The president doesn’t get to legislate in a vacuum. The president has to inspire other people to go along with his or her ideas. For whatever set of reasons, Clinton is really disliked by a lot of people. The first problem is that this would make it hard for her to get elected. The second problem is that once she got elected, I think she would have a really hard time getting her policies adopted.

Obama says things in a way that make you want to go along with him. He talks in the way a good boss or a parent talks, making the audience feel inspired not just about him, but about themselves. Making them feel empowered and that they have the ability to accomplish great things.

It was pretty exciting in Washington state this year, since our caucuses were just a few days after Super Tuesday. I got to hear Obama speak live at the Key Arena (http://kuow.org/defaultProgram.asp?ID=14302 and luckily you don’t have to listen to the 2 hours of waiting we had to do before he got to the stage), just a walk from my work! And the caucuses were completely packed.

Our district is really diverse, with a lot of immigrants and people of all different races. The rally at Key Arena was the same way. And it’s been a really long time since I’ve seen someone who could gather together so many people from so many different walks of life together in the same room and have them all talking to each other, feeling excited, feeling powerful, and feeling like they’re all working together. It just felt really good!

I think that Obama is the person who has the best chance to bring the country together in a real, positive way, and the best chance to reunite the United States with the rest of the world in a dignified manner.

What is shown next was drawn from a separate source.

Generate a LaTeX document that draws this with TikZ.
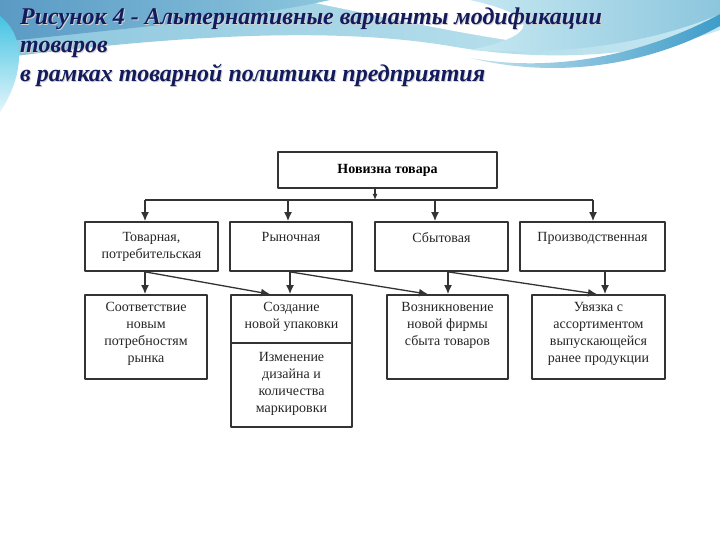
\documentclass[tikz,border=0pt]{standalone}
\usepackage{fontspec}
\setmainfont{Liberation Serif}
\usetikzlibrary{arrows.meta,positioning}

\definecolor{navy}{HTML}{141B5C}
\definecolor{skydark}{HTML}{5A9AC4}
\definecolor{skymid}{HTML}{8CC6DE}
\definecolor{skylight}{HTML}{C6E8F1}
\definecolor{swoosh}{HTML}{3E9CC9}
\definecolor{cyanedge}{HTML}{45C3E3}
\definecolor{ink}{HTML}{333333}

\begin{document}
\begin{tikzpicture}[x=1pt, y=-1pt, line join=round,
    box/.style={draw=ink, line width=1.7pt, fill=white, inner sep=0pt},
    txt/.style={align=center, anchor=north, inner sep=0pt, text=black!85,
      font=\fontsize{14}{17}\selectfont},
    wire/.style={draw=ink, line width=1.5pt},
    arr/.style={wire, -{Latex[length=9pt,width=8pt]}},
    ttl/.style={anchor=base west, inner sep=0pt, text=navy,
      font=\fontsize{24}{28}\selectfont\bfseries\itshape},
    ttlshadow/.style={ttl, text=black!18}]
  \useasboundingbox (0,0) rectangle (720,540);
  \fill[white] (0,0) rectangle (720,540);

  % slide background
  \shade[left color=skymid, right color=skylight] (0,0) -- (720,0) -- (720,30)
    .. controls (640,58) and (540,62) .. (450,46)
    .. controls (330,26) and (170,36) .. (0,58) -- cycle;
  \fill[white] (300,0) .. controls (380,16) and (440,30) .. (520,42)
    .. controls (600,52) and (660,30) .. (720,8) -- (720,0) -- cycle;
  \shade[left color=skylight, right color=skymid] (470,0) -- (720,0) -- (720,14)
    .. controls (650,44) and (560,56) .. (470,50) .. controls (520,40) and (560,20) .. (470,0) -- cycle;
  \shade[left color=skydark, right color=skymid] (0,0) -- (330,0)
    .. controls (260,16) and (150,26) .. (0,42) -- cycle;
  \shade[left color=swoosh!30, right color=swoosh] (470,58)
    .. controls (560,74) and (650,52) .. (720,14) -- (720,26)
    .. controls (650,64) and (560,80) .. (470,58) -- cycle;
  \shade[top color=cyanedge, bottom color=cyanedge!15] (0,16)
    .. controls (30,40) and (20,82) .. (0,112) -- cycle;

  % title
  \node[ttlshadow] (s1t) at (21,26) {Рисунок 4 - Альтернативные варианты модификации};
  \node[ttlshadow] (s2t) at (21,54) {товаров};
  \node[ttlshadow] (s3t) at (21,83) {в рамках товарной политики предприятия};
  \node[ttl] (t1) at (20,25) {Рисунок 4 - Альтернативные варианты модификации};
  \node[ttl] (t2) at (20,53) {товаров};
  \node[ttl] (t3) at (20,82) {в рамках товарной политики предприятия};

  % boxes
  \node[box, minimum width=219pt, minimum height=36pt,
    font=\fontsize{14}{17}\selectfont\bfseries] (nov) at (387.5,170) {Новизна товара};

  \node[box, minimum width=133pt, minimum height=49pt] (tov) at (151.5,246.5) {};
  \node[box, minimum width=122pt, minimum height=49pt] (ryn) at (291,246.5) {};
  \node[box, minimum width=133pt, minimum height=49pt] (sbyt) at (441.5,246.5) {};
  \node[box, minimum width=145pt, minimum height=49pt] (proizv) at (592.5,246.5) {};

  \node[box, minimum width=122pt, minimum height=84pt] (sootv) at (146,337) {};
  \node[box, minimum width=121pt, minimum height=132pt] (upak) at (291.5,361) {};
  \node[box, minimum width=121pt, minimum height=84pt] (firm) at (447.5,337) {};
  \node[box, minimum width=133pt, minimum height=84pt] (uvyaz) at (598.5,337) {};

  \coordinate (div) at (0,343);
  \draw[box] (upak.west |- div) -- (upak.east |- div);

  % texts
  \node[txt] (tovt) at ([yshift=-11pt]tov.north) {Товарная,\\потребительская};
  \node[txt] (rynt) at ([yshift=-11pt]ryn.north) {Рыночная};
  \node[txt] (sbytt) at ([yshift=-11pt]sbyt.north) {Сбытовая};
  \node[txt] (proizvt) at ([yshift=-11pt]proizv.north) {Производственная};

  \node[txt] (sootvt) at ([yshift=-8pt]sootv.north) {Соответствие\\новым\\потребностям\\рынка};
  \node[txt] (upakt) at ([yshift=-8pt]upak.north) {Создание\\новой упаковки};
  \node[txt] (dizt) at ([yshift=-9pt]upak.center |- div) {Изменение\\дизайна и\\количества\\маркировки};
  \node[txt] (firmt) at ([yshift=-8pt]firm.north) {Возникновение\\новой фирмы\\сбыта товаров};
  \node[txt] (uvyazt) at ([yshift=-8pt]uvyaz.north) {Увязка с\\ассортиментом\\выпускающейся\\ранее продукции};

  % connectors
  \coordinate (split) at (375,200);
  \coordinate (d1) at (145,200);
  \coordinate (d2) at (288,200);
  \coordinate (d3) at (435,200);
  \coordinate (d4) at (593,200);
  \coordinate (s1) at ([xshift=-6.5pt]tov.south);
  \coordinate (s2) at ([xshift=-1pt]ryn.south);
  \coordinate (s3) at ([xshift=6.5pt]sbyt.south);
  \coordinate (s4) at ([xshift=12.5pt]proizv.south);

  \draw[arr, -{Latex[length=6pt,width=5pt]}] (nov.south -| split) -- (split);
  \draw[wire] (d1) -- (d4);
  \foreach \c/\b in {d1/tov, d2/ryn, d3/sbyt, d4/proizv}
    \draw[arr] (\c) -- (\c |- \b.north);

  \draw[arr] (s1) -- (s1 |- sootv.north);
  \draw[arr] (s2) -- (s2 |- upak.north);
  \draw[arr] (s3) -- (s3 |- firm.north);
  \draw[arr] (s4) -- (s4 |- uvyaz.north);

  \draw[arr, line width=1.3pt] (s1) -- ([xshift=-21.5pt]upak.north);
  \draw[arr, line width=1.3pt] (s2) -- ([xshift=-19.5pt]firm.north);
  \draw[arr, line width=1.3pt] (s3) -- ([xshift=-1.5pt]uvyaz.north);
\end{tikzpicture}
\end{document}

I’m listening to Clinton’s book “Living History” right now. It’s interesting to hear her talk bout how Bill’s campaign for president was perceived. The kind of language that was used to describe his run for the presidency, the way he came from behind, the way he was from a new generation, the way he was going against the establishment in the party… If you took out the context and the names, she could be talking about Obama today.

That’s not to say that I don’t think there’s good chance that Clinton could also do a great job for our country, and I’ll absolutely get behind her if she is the country’s democratic choice. But I am just more excited and inspired to consider what could be accomplished during an Obama presidency.